This is an old but interesting paper from 2001 by Simon Tong (now at Google) and Daphne Koller (who launched Coursera with Andrew Ng), both then at Stanford. (PDF here)

As the title suggests, the authors apply SVMs to text classification using active learning techniques. This is the first active learning paper I’ve read, and it has provided me with some useful notions. I’ll be reading further in this field, as building e.g. a Tinder-like application for finding research articles of interest or for “e-Discovery” applications in litigation interest me. These are both examples of relevance feedback for *transduction* since the classifier will be applied to a collection of (unlabelled) samples that we know of in advance (in contrast, applying to unseen samples, e.g. for e-mail filtering, is *induction*). In machine learning, recognition of this distinction is due to Vapnik.

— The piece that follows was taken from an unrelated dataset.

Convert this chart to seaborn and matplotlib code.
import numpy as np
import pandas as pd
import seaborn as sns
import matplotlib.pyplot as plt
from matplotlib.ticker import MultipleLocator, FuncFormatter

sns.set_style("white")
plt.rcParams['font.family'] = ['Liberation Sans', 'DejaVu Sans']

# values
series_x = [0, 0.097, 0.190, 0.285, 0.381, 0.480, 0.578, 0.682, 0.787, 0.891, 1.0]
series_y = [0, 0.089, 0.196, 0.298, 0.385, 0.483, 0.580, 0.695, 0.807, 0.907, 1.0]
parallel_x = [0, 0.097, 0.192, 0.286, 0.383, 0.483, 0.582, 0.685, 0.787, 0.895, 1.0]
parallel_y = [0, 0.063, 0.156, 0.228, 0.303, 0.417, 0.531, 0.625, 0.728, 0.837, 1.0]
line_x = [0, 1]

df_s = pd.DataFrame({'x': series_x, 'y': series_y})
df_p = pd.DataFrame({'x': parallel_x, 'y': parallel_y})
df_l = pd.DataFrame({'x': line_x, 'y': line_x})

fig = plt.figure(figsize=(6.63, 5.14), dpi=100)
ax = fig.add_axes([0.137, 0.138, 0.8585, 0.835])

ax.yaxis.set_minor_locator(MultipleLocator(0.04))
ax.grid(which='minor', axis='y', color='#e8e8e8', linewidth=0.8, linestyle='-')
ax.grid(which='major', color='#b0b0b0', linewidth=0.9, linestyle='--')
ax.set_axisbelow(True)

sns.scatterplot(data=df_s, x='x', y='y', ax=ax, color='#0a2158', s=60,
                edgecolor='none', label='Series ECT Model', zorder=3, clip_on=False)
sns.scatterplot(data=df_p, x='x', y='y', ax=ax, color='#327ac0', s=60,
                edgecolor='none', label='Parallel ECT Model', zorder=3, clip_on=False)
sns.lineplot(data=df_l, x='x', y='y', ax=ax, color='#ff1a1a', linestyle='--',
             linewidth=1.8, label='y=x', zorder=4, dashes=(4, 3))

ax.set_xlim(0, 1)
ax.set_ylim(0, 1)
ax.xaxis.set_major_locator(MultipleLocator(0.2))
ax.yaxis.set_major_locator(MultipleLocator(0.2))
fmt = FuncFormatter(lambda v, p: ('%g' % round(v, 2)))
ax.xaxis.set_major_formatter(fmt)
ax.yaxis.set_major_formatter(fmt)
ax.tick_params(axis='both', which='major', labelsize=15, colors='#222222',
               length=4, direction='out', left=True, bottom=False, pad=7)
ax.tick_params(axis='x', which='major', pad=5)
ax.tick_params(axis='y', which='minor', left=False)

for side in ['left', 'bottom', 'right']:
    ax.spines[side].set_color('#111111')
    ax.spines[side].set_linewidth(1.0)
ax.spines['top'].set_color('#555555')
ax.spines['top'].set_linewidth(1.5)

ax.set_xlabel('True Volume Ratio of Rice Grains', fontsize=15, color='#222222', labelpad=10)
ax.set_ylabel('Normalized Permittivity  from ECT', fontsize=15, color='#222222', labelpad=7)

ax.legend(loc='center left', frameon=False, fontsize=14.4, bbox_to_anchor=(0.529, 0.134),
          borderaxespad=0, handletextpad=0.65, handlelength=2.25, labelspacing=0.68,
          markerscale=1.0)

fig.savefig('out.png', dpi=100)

The authors introduce the notion of a *version space* for a SVM trained on linearly separable data: it is the set of all hyperplanes that separate the two classes in the training data, thought of as points on the unit sphere by taking the unit normal to the hyperplane. The area of the version space is thus a measure of our uncertainty of the true decision boundary. The authors propose an active learning approach that successively “queries” (i.e. requests the label for) a sample that would maximally reduce the area of the version space.

Three heuristic methods are proposed for choosing a such a sample: SimpleMargin, MaxMin Margin and Ratio Margin. The latter two outperform the former, but are significantly more expensive, computationally, since they require the training of SVMs and the cost of training a SVM is polynomial in the size of the training set. All three active learning methods are much better than random.

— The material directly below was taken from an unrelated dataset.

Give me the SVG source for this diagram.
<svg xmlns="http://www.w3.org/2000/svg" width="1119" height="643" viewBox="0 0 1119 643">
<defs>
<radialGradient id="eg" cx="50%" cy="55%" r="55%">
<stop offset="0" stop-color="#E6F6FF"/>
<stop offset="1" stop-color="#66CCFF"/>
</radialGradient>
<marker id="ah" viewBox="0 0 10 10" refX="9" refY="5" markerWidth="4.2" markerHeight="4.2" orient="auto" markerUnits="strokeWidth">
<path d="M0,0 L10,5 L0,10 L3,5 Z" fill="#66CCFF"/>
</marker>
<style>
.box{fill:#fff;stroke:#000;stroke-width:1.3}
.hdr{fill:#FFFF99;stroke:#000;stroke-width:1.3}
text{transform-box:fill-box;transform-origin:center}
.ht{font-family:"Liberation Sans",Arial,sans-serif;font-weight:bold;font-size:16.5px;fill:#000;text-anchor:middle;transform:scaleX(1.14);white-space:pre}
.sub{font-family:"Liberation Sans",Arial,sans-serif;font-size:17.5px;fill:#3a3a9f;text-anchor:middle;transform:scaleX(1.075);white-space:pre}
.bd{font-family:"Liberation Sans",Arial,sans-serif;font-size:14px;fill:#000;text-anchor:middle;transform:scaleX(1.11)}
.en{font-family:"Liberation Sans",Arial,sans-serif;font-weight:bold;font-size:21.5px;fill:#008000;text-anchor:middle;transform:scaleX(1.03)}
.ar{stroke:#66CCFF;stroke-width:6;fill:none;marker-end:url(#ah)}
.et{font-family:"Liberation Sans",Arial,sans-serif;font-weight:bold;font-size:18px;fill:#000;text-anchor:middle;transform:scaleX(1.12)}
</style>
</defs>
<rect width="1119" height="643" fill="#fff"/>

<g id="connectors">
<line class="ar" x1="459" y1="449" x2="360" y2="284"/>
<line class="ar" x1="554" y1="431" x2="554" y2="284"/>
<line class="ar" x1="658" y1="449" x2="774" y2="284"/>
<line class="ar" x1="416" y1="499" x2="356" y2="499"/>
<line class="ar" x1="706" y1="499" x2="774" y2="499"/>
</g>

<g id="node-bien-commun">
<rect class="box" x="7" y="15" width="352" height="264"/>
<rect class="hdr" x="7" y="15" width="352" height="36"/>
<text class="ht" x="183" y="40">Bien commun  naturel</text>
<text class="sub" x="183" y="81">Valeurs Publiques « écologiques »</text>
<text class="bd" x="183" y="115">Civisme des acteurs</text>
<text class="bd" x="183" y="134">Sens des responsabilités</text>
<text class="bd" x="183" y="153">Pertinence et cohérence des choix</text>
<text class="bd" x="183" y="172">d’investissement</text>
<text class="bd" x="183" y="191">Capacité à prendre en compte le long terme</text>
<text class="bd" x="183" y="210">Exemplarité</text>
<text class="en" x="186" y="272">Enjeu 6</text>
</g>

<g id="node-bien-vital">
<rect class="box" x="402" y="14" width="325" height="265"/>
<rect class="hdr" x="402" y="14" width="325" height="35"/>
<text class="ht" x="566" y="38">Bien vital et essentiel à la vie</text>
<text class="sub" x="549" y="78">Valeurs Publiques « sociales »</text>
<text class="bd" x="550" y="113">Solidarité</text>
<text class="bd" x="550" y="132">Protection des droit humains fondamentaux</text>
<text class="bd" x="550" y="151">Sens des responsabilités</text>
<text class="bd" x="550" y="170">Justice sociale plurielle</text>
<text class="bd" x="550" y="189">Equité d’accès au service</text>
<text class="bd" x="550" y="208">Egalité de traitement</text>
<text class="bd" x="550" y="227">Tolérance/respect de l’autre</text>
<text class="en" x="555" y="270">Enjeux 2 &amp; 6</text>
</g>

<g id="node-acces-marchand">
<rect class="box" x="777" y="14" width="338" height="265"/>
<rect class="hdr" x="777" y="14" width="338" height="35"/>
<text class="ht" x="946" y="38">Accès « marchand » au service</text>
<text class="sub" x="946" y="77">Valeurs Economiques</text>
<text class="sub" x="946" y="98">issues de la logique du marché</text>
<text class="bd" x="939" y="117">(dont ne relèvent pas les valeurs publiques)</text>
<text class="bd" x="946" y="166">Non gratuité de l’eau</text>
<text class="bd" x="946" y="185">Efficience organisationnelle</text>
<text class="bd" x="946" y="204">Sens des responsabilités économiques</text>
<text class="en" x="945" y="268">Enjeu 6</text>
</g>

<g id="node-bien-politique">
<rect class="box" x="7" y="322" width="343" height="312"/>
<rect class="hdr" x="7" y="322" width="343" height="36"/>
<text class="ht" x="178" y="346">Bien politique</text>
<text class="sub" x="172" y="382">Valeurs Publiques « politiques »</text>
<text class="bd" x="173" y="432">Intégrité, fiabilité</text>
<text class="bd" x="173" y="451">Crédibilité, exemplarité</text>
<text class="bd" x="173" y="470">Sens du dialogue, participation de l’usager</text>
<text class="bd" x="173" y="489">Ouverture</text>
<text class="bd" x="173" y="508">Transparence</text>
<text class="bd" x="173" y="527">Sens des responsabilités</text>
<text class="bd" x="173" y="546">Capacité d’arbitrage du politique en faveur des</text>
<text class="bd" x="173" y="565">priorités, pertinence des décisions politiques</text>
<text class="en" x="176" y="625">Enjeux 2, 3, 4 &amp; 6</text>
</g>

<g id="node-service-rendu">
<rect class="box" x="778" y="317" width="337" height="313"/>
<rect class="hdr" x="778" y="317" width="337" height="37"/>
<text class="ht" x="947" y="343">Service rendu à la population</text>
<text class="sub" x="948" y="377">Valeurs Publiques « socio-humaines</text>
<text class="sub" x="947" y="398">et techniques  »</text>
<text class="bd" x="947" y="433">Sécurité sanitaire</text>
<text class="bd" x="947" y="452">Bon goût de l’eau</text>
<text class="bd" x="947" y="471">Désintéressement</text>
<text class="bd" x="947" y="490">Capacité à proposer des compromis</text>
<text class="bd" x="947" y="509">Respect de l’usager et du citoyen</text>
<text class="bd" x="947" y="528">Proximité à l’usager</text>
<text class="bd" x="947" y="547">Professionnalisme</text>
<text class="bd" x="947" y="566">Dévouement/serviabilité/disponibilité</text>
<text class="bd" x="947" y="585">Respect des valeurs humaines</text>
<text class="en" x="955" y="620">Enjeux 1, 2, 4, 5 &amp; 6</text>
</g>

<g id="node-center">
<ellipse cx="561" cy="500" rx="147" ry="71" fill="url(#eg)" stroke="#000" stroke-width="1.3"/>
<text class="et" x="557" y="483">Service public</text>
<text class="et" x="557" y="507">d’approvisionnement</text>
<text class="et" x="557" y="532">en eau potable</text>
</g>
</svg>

Linear separability of the training examples is not a problem for the authors, since they operate of word count vectors (the vocabulary size = rank is about 10k). In the case where a dense, lower dimensional vectorisation was used, linear separability would likely still hold, particularly if kernels were used.

The perform experiments using the Reuters corpus and a newsgroup collection.

**Questions**

- Active learning by successively reducing the area of the version space is an interesting approach. I wonder if, more generally, we might think of choosing a sample that maximally reduces the entropy of the posterior distribution?